Dans mon immeuble, il y a une fille qui est détenue au onzième étage. Elle s’appelle Samra et elle a dix-neuf ans. Son frère la suit partout. Il l’empêche de sortir et quand elle rentre un peu plus tard que d’habitude des cours, il la ramène par les cheveux, et le père finit le travail. Une fois, j’ai même entendu Samra crier parce qu’ils l’avaient enfermée dans l’appartement. Dans leur famille, les hommes, c’est les rois. Ils font de la haute surveillance avec Samra et la mère ne peut rien dire, rien faire.

D’après Doria, le frère de Samra a « un gant de boxe à la place du cerveau » et leur appartement ressemble à un « pénitencier » et à un « centre de détention » Ne pouvant plus supporter les abus, Samra s’enfuit de chez elle – et depuis ce jour-là, le père est un « tortionnaire à la retraite » . Il a une crise de nerfs quand il apprend que sa fille fugitive a épousé un Français.

Pour terminer, il paraît important d'ajouter que les femmes sont aussi courageuses et déterminées. Yasmina décide de démarrer une formation d’alphabétisation. Bien que certaines assistantes sociales semblent superficielles, elles cherchent des solutions pour aider Doria et sa mère.
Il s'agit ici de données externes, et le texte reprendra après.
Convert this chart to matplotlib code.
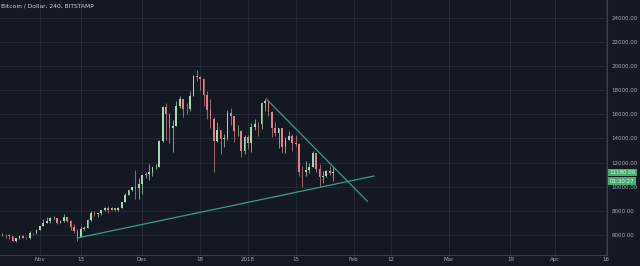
import matplotlib
matplotlib.use("Agg")
import matplotlib.pyplot as plt
import matplotlib.dates as mdates
from matplotlib.transforms import blended_transform_factory
import pandas as pd

# daily candles (Bitstamp BTC/USD)
dates = pd.date_range("2017-10-20", "2018-01-26", freq="D")
first_open = 5700
highs = [6070, 6190, 6060, 6070, 5910, 5770, 5970, 6000, 5860, 6300, 6200, 6470,
         6770, 7330, 7460, 7500, 7600, 7420, 7210, 7780, 7470, 7280, 6870, 6480,
         6740, 6720, 7330, 7970, 8000, 7860, 8100, 8300, 8370, 8300, 8260, 8350,
         8770, 9500, 9740, 10000, 11400, 10700,
         11000, 11200, 11850, 11620, 11900, 13850, 16700, 16950, 16100, 15500,
         17100, 17500, 17300, 16950, 17900, 19250, 19670, 19180, 19000, 17900,
         17300, 15800, 15400, 14700, 14400, 16400, 16500, 15850, 15150, 14700, 14300,
         14300, 15300, 15600, 15400, 17000, 17250, 17150, 16300, 15400, 14900,
         14900, 14100, 14600, 14400, 14300, 13600, 11700, 12100, 12000, 12950,
         12800, 11900, 11300, 11400, 11700, 11600]
lows = [5610, 5880, 5720, 5650, 5460, 5400, 5700, 5710, 5680, 5680, 6030, 6100,
        6380, 6730, 7000, 6990, 7300, 6950, 6960, 7060, 7070, 6450, 6180, 5500,
        5850, 6420, 6600, 7120, 7560, 7470, 7670, 7960, 7820, 8070, 8000, 8000,
        8200, 8740, 9300, 9650, 9000, 9000,
        9400, 10700, 10550, 10900, 11500, 11660, 13700, 13900, 13600, 12900,
        15000, 16500, 15800, 16000, 16300, 17500, 18800, 18000, 16700, 15600,
        14900, 11200, 13700, 12700, 13300, 13900, 15100, 13700, 14200, 12500, 12700,
        13100, 12900, 14700, 14200, 14800, 16300, 15900, 14100, 14200, 13200,
        12800, 12800, 13900, 13000, 13400, 10900, 10000, 10900, 11100, 11600,
        11200, 10100, 10300, 10800, 11000, 10500]
closes = [6010, 6010, 5980, 5900, 5520, 5740, 5890, 5770, 5720, 6150, 6130, 6450,
          6740, 7030, 7160, 7380, 7390, 6990, 7140, 7460, 7140, 6620, 6340, 5870,
          6530, 6600, 7280, 7840, 7700, 7790, 8040, 8200, 8070, 8250, 8090, 8250,
          8750, 9300, 9730, 9950, 9880, 10230,
          10970, 11090, 11240, 11610, 11660, 13750, 16600, 16000, 14840, 15060,
          16730, 17280, 16470, 16410, 17530, 19140, 19110, 18970, 17600, 16400,
          15630, 13830, 14700, 13920, 14030, 16100, 15840, 14600, 14650, 12950, 14160,
          13660, 14980, 15200, 15160, 16950, 17130, 16170, 14850, 14470, 14850,
          13300, 13900, 14200, 13600, 13540, 11250, 11200, 11400, 11600, 12800,
          11500, 10800, 10900, 11300, 11160, 11180]
opens = [first_open] + closes[:-1]

# drawn trend lines
support_dates = ["2017-11-12 00:00", "2018-02-07 00:00"]
support_prices = [5750, 10890]
resist_dates = ["2018-01-06 10:00", "2018-02-05 00:00"]
resist_prices = [17270, 8800]

price_ticks = [6000, 8000, 10000, 12000, 14000, 16000, 18000, 20000, 22000, 24000]
time_ticks = ["2017-11-01", "2017-11-13", "2017-12-01", "2017-12-18", "2018-01-01",
              "2018-01-15", "2018-02-01", "2018-02-12", "2018-03-01", "2018-03-19",
              "2018-04-01", "2018-04-16"]
time_labels = ["Nov", "13", "Dec", "18", "2018", "15", "Feb", "12", "Mar", "19", "Apr", "16"]

BG = "#141823"
UP = "#a3d8b0"
DOWN = "#e08389"
LINE = "#3b9c8c"
TXT = "#a9acb5"

fig = plt.figure(figsize=(6.4, 2.66), dpi=100)
fig.patch.set_facecolor(BG)
ax = fig.add_axes([0, 11 / 266, 607 / 640, 255 / 266])
ax.set_facecolor(BG)

xs = mdates.date2num(dates)
for x, o, h, l, c in zip(xs, opens, highs, lows, closes):
    col = UP if c >= o else DOWN
    ax.vlines(x, l, h, color=col, linewidth=0.5, zorder=3)
    ax.bar(x, abs(c - o) if c != o else 20, bottom=min(o, c), width=0.5,
           color=col, edgecolor="none", zorder=4)

ax.plot(mdates.date2num(pd.to_datetime(support_dates)), support_prices,
        color=LINE, linewidth=0.9, zorder=5)
ax.plot(mdates.date2num(pd.to_datetime(resist_dates)), resist_prices,
        color=LINE, linewidth=0.9, zorder=5)

nov1 = mdates.date2num(pd.Timestamp("2017-11-01"))
ax.set_xlim(nov1 - 11.7, nov1 + 166.3)
ax.set_ylim(4340, 25480)

ax.set_xticks(mdates.date2num(pd.to_datetime(time_ticks)))
ax.set_xticklabels(time_labels)
ax.yaxis.tick_right()
ax.set_yticks(price_ticks)
ax.set_yticklabels([f"{p:.2f}" for p in price_ticks])
ax.tick_params(axis="both", length=0, labelsize=4, colors=TXT)
ax.tick_params(axis="x", pad=1.5)
ax.tick_params(axis="y", pad=3)
ax.grid(True, color="#242935", linewidth=0.8, zorder=0)

for side in ["top", "left"]:
    ax.spines[side].set_visible(False)
for side in ["right", "bottom"]:
    ax.spines[side].set_color("#3a3f4b")
    ax.spines[side].set_linewidth(0.8)

ax.text(0.002, 0.985, "Bitcoin / Dollar, 240, BITSTAMP", transform=ax.transAxes,
        fontsize=4.3, color="#d1d4dc", va="top", ha="left")

trans = blended_transform_factory(ax.transAxes, ax.transData)
last = closes[-1]
ax.text(1.004, last, f"{last:.2f}", transform=trans, fontsize=4, color="#e8f5ec",
        va="center", ha="left", clip_on=False,
        bbox=dict(boxstyle="square,pad=0.25", fc="#44b06e", ec="none"))
ax.text(1.004, last - 720, "01:30:27", transform=trans, fontsize=4, color="#e8f5ec",
        va="center", ha="left", clip_on=False,
        bbox=dict(boxstyle="square,pad=0.25", fc="#44b06e", ec="none"))

fig.savefig("out.png", dpi=100, facecolor=BG)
En conclusion, nous pouvons dire dans ce roman que les hommes cherchent a restreindre la liberté des femmes. Les hommes instaurent souvent des caricatures autoritaires et cruels mais nous devons aussi souligner la force des femmes. L’héroïne Doria retrouve le moral à travers toutes les détresses de l’adolescence – y compris la trahison de son père. Yasmina, la mère de la narratrice, réussit à s’émanciper en sortant de sa réclusion après le départ de son mari. Elle trouve un emploi salarié et, surtout, elle apprend à lire et à écrire. En ce sens, le livre met un point d'honneur à valoriser ces femmes courageuses qui cherchent à bousculer leurs destins afin de connaître une vie meilleure.